Roumanie : Hommage inédit aux Juifs victimes du pogrom de 1941
Le chargé du gouvernement pour la mémoire de la Shoah a souligné le "devoir de vérité et de justice pour qu'une telle tragédie ne se répète pas", à la cérémonie avec les survivants
La Roumanie, qui a longtemps nié sa participation à la Shoah, a rendu hommage mercredi aux Juifs victimes du pogrom de 1941, lors d’une commémoration inédite au Parlement symbolisant le travail de mémoire accompli ces dernières années.
« Nous devons le reconnaître: notre passé n’a pas toujours été glorieux », a déclaré le Premier ministre Florin Citu, évoquant « les souffrances inimaginables, la cruauté, la sauvagerie ».
Le massacre, perpétré sur ordre du maréchal pro-nazi Ion Antonescu à Iasi (nord-est), avait fait près de 15 000 morts, soit un tiers de la population juive de l’époque de cette grande ville universitaire.
Le dirigeant a souligné le « devoir de vérité et de justice pour qu’une telle tragédie ne se répète pas », à l’occasion de la cérémonie à laquelle assistaient les tout derniers survivants ainsi que des ministres et diplomates.
« En commémorant ce massacre, le pire de l’histoire moderne de la Roumanie, le Parlement jette les bases de la réconciliation », avait auparavant estimé dans un communiqué le représentant du gouvernement pour la mémoire de l’Holocauste, Alexandru Muraru.
Après avoir minimisé pendant des années le rôle du régime Antonescu dans la Shoah, la Roumanie a endossé en 2005 les conclusions d’une commission internationale d’historiens dirigée par le prix Nobel de la Paix Elie Wiesel.
Selon ce rapport, entre 280 000 et 380 000 Juifs roumains et ukrainiens sont morts sous Antonescu dans les territoires contrôlés par la Roumanie.
Le maréchal, condamné à mort pour crimes de guerre et exécuté en 1946, demeure pourtant un « héros » aux yeux de nombreux Roumains et plusieurs rues portent toujours son nom.
« Nous n’avons pas entièrement rempli notre mission », a déploré mercredi le responsable de la communauté juive de Roumanie, Silviu Vexler, évoquant les « éloges à des criminels de guerre ».
Le parti d’extrême droite AUR, qui a fait son entrée au Parlement à l’issue des élections de décembre, affirme ouvertement « vénérer » des membres du gouvernement Antonescu.
Le 29 juin 1941, un « dimanche noir », des milliers de Juifs ont été conduits à la préfecture de police les mains en l’air, frappés et humiliés par des gendarmes roumains et des civils.
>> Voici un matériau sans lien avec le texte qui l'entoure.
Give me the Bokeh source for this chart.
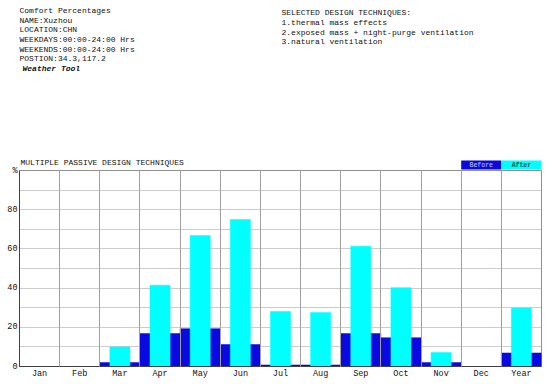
from bokeh.plotting import figure
from bokeh.models import FixedTicker, Range1d
from bokeh.core.properties import value
from bokeh.embed import file_html
from bokeh.resources import INLINE

# ---- data ----
months = ["Jan", "Feb", "Mar", "Apr", "May", "Jun", "Jul", "Aug", "Sep", "Oct", "Nov", "Dec", "Year"]
before = [0, 0, 2.0, 16.8, 19.3, 11.2, 0.8, 0.8, 16.8, 14.7, 2.0, 0, 6.9]
after = [0, 0, 10.0, 41.5, 66.8, 75.0, 28.1, 27.6, 61.4, 40.2, 7.1, 0, 29.8]
y_ticks = [0, 20, 40, 60, 80, 100]
y_tick_labels = ["0", "20", "40", "60", "80", "%"]
header_left = ["Comfort Percentages", "NAME:Xuzhou", "LOCATION:CHN",
               "WEEKDAYS:00:00-24:00 Hrs", "WEEKENDS:00:00-24:00 Hrs",
               "POSTION:34.3,117.2"]
header_tool = "Weather Tool"
header_right = ["SELECTED DESIGN TECHNIQUES:", "1.thermal mass effects",
                "2.exposed mass + night-purge ventilation", "3.natural ventilation"]
chart_title = "MULTIPLE PASSIVE DESIGN TECHNIQUES"
legend_names = ["Before", "After"]

MONO = "Liberation Mono"
BLUE = "#0a0ae0"
CYAN = "#00ffff"

ORIGIN_X, ORIGIN_Y = 0, 0
BL, BT, BB, BR = 19, 170, 17, 9
W, H = 550, 383
FW, FH = W - BL - BR, H - BT - BB
n = len(months)
xpx = FW / n
ypx = FH / 100.0
FRAME_LEFT = ORIGIN_X + BL
FRAME_TOP = ORIGIN_Y + BT


def dx(page_x):
    return (page_x - FRAME_LEFT) / xpx


def dy(page_y):
    return 100 + (FRAME_TOP - page_y) / ypx


p = figure(width=W, height=H, output_backend="svg", toolbar_location=None,
           x_range=Range1d(0, n), y_range=Range1d(0, 100),
           min_border_left=BL, min_border_top=BT, min_border_bottom=BB, min_border_right=BR)
p.background_fill_color = "white"
p.border_fill_color = "white"
p.outline_line_color = "#909090"

idx = list(range(n))
p.quad(left=idx, right=[i + 1 for i in idx], bottom=0, top=before,
       fill_color=BLUE, line_color=BLUE, line_width=0.5)
p.quad(left=[i + 0.25 for i in idx], right=[i + 0.75 for i in idx], bottom=0, top=after,
       fill_color=CYAN, line_color=CYAN, line_width=0.5)

# axes
p.xaxis.ticker = FixedTicker(ticks=[i + 0.5 for i in idx])
p.xaxis.major_label_overrides = {i + 0.5: m for i, m in zip(idx, months)}
p.yaxis.ticker = FixedTicker(ticks=y_ticks)
p.yaxis.major_label_overrides = {t: l for t, l in zip(y_ticks, y_tick_labels)}
for ax in (p.xaxis[0], p.yaxis[0]):
    ax.axis_line_color = "#404040"
    ax.axis_line_width = 1
    ax.major_tick_line_color = None
    ax.minor_tick_line_color = None
    ax.major_tick_out = 0
    ax.major_tick_in = 0
    ax.minor_tick_out = 0
    ax.major_label_text_font = MONO
    ax.major_label_text_font_size = "8.5px"
    ax.major_label_text_color = "#111111"
p.xaxis.major_label_standoff = 2
p.yaxis.major_label_standoff = 2

# grids
p.xgrid.ticker = FixedTicker(ticks=list(range(1, n)))
p.xgrid.grid_line_color = "#a0a0a0"
p.xgrid.grid_line_width = 1
p.xgrid.level = "overlay"
p.ygrid.ticker = FixedTicker(ticks=list(range(10, 100, 10)))
p.ygrid.grid_line_color = "#9a9a9a"
p.ygrid.grid_line_dash = "1 1"
p.ygrid.grid_line_width = 1

# legend boxes (outside the frame, overlay level is not clipped)
p.quad(left=[n - 2, n - 1], right=[n - 1, n], bottom=dy(169), top=dy(160),
       fill_color=[BLUE, CYAN], line_color=None, level="overlay")
p.text(x=[n - 1.5], y=[dy(164.5)], text=[legend_names[0]], text_font=value(MONO),
       text_font_size="6.5px", text_color="#c8d0ff", text_align="center",
       text_baseline="middle", level="overlay")
p.text(x=[n - 0.5], y=[dy(164.5)], text=[legend_names[1]], text_font=value(MONO),
       text_font_size="6.5px", text_color="#005050", text_align="center",
       text_baseline="middle", text_font_style="bold", level="overlay")

# chart title
p.text(x=[dx(20)], y=[dy(162)], text=[chart_title], text_font=value(MONO),
       text_font_size="8px", text_color="#111111", text_baseline="middle", level="overlay")

# header texts
left_ys = [10, 19.5, 29, 39, 48.5, 58]
p.text(x=[dx(19)] * len(header_left), y=[dy(v) for v in left_ys], text=header_left,
       text_font=value(MONO), text_font_size="8px", text_color="#111111",
       text_baseline="middle", level="overlay")
p.text(x=[dx(22)], y=[dy(68)], text=[header_tool], text_font=value(MONO),
       text_font_size="8px", text_font_style="bold italic", text_color="#111111",
       text_baseline="middle", level="overlay")
right_ys = [12, 21.5, 31.5, 41]
p.text(x=[dx(281)] * len(header_right), y=[dy(v) for v in right_ys], text=header_right,
       text_font=value(MONO), text_font_size="8px", text_color="#111111",
       text_baseline="middle", level="overlay")

open("out.html", "w").write(file_html(p, INLINE))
Une fois sur place, ils furent fauchés par les balles des militaires.
Les survivants, entre 7 000 et 8 000, furent entassés dans des « trains de la mort » – des wagons de marchandise dont les orifices avaient été bouchés. Sans eau par une chaleur atroce, la plupart sont morts asphyxiés.
Mardi, environ 200 personnes avaient déposé des fleurs sur les fosses communes des cimetières de Iasi et de deux villages avoisinants où sont enterrées une partie des victimes.